** start Input data **

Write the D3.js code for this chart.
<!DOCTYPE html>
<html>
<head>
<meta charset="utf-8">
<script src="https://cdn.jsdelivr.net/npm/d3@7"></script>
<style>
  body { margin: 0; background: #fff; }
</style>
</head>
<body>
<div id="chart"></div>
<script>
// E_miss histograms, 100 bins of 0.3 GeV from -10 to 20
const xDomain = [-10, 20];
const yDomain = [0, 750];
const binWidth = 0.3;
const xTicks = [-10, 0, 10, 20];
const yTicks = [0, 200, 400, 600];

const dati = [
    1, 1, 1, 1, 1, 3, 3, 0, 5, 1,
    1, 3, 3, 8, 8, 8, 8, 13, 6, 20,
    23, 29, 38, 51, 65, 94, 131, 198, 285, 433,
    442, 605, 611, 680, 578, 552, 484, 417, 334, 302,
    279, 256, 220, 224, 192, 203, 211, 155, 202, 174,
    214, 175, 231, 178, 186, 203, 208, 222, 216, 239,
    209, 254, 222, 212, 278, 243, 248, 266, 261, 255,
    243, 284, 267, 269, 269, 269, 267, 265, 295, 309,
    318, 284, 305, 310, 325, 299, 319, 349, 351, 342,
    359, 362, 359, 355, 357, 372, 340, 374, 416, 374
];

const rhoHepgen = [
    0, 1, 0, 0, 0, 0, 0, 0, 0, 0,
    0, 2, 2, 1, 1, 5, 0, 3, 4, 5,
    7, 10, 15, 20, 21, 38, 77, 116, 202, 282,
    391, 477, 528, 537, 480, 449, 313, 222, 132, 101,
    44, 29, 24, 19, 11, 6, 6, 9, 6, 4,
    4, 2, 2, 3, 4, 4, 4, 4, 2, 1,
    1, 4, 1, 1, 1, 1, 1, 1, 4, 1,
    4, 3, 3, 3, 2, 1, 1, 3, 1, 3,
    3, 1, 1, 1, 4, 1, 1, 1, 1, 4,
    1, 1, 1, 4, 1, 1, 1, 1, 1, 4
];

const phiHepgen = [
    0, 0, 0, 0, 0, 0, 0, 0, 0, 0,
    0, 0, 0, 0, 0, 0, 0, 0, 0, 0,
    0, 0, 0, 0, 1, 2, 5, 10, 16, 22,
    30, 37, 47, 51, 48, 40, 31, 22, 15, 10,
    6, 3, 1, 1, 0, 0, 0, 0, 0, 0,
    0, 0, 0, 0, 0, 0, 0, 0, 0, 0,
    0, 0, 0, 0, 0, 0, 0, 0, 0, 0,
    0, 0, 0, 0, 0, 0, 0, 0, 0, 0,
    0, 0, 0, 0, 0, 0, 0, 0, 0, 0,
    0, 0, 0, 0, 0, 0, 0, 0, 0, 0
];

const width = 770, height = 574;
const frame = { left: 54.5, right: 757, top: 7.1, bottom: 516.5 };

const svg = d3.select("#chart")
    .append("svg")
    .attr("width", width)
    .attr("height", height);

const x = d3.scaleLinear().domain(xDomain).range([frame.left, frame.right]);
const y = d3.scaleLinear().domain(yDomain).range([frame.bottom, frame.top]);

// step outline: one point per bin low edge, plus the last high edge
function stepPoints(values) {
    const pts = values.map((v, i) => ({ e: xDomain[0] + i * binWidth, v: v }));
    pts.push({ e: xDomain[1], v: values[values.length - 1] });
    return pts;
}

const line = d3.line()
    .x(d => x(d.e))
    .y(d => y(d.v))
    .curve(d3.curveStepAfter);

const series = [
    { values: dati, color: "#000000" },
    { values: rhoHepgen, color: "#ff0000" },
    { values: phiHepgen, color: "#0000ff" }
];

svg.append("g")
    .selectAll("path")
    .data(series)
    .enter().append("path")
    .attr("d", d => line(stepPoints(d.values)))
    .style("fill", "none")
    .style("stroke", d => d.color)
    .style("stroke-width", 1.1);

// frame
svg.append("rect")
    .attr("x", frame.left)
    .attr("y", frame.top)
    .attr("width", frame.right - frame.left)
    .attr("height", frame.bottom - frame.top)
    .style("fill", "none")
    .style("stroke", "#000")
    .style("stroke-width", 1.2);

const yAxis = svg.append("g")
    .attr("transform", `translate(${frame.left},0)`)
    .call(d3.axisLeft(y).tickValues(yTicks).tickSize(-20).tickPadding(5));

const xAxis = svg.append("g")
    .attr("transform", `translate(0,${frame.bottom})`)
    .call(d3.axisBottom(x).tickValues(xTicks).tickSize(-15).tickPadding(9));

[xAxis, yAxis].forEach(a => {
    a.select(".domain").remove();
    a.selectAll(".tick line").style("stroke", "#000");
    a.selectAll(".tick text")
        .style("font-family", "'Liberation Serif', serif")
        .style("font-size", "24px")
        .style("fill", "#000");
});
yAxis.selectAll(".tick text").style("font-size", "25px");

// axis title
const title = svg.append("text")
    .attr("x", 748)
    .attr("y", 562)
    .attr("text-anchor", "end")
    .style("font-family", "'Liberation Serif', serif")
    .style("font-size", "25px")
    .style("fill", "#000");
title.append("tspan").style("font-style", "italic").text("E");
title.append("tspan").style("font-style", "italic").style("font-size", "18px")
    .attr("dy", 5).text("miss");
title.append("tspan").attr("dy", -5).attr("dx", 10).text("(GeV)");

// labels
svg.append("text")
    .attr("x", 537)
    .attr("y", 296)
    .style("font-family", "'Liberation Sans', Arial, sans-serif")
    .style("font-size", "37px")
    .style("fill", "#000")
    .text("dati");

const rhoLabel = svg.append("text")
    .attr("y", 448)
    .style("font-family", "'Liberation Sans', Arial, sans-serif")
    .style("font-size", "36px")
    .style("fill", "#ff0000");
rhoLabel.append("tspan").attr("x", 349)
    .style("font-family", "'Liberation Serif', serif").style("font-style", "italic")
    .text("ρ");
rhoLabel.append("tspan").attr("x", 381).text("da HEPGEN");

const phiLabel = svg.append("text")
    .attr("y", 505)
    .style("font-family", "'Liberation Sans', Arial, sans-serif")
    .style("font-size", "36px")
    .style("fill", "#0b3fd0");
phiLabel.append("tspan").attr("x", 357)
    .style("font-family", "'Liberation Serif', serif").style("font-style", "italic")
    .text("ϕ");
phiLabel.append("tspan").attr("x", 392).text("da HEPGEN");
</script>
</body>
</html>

** end Input data **
** start Input data **

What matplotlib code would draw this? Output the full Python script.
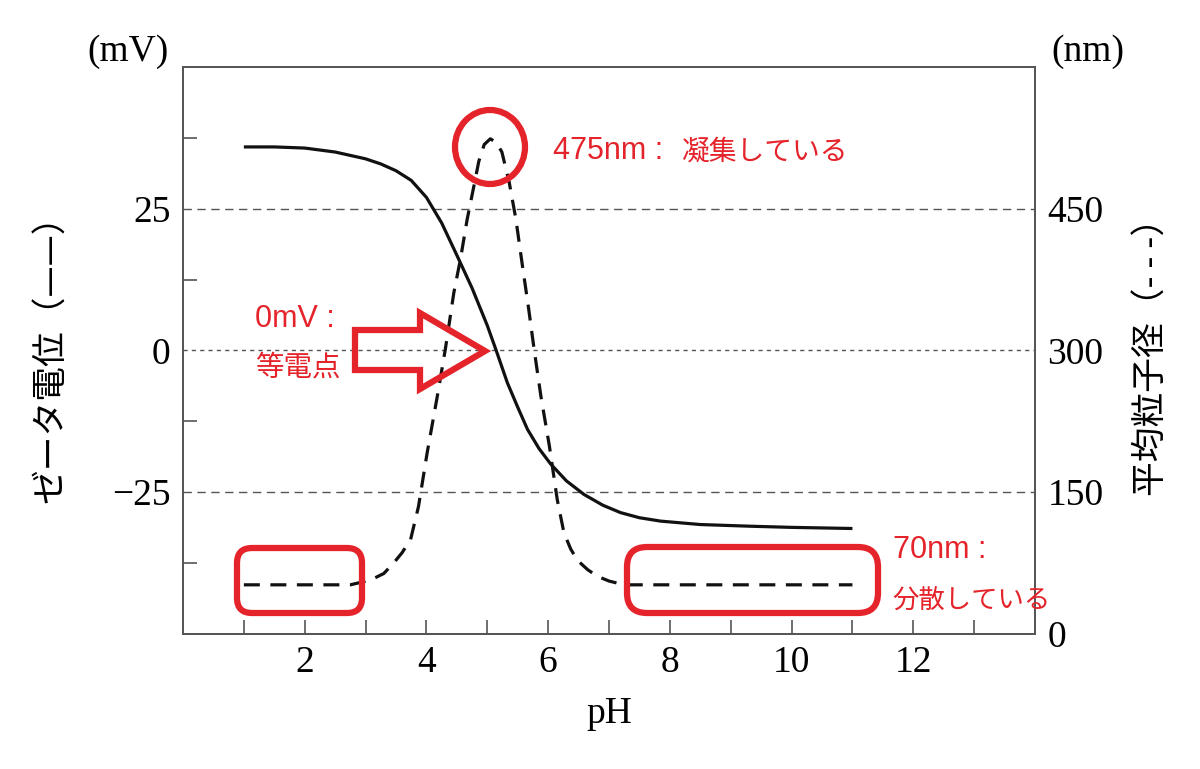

** end Input data **

What is being asked: Track down every line of the material containing the string "chart", and copy it.

Response:
Write the D3.js code for this chart.
<div id="chart"></div>
const svg = d3.select("#chart")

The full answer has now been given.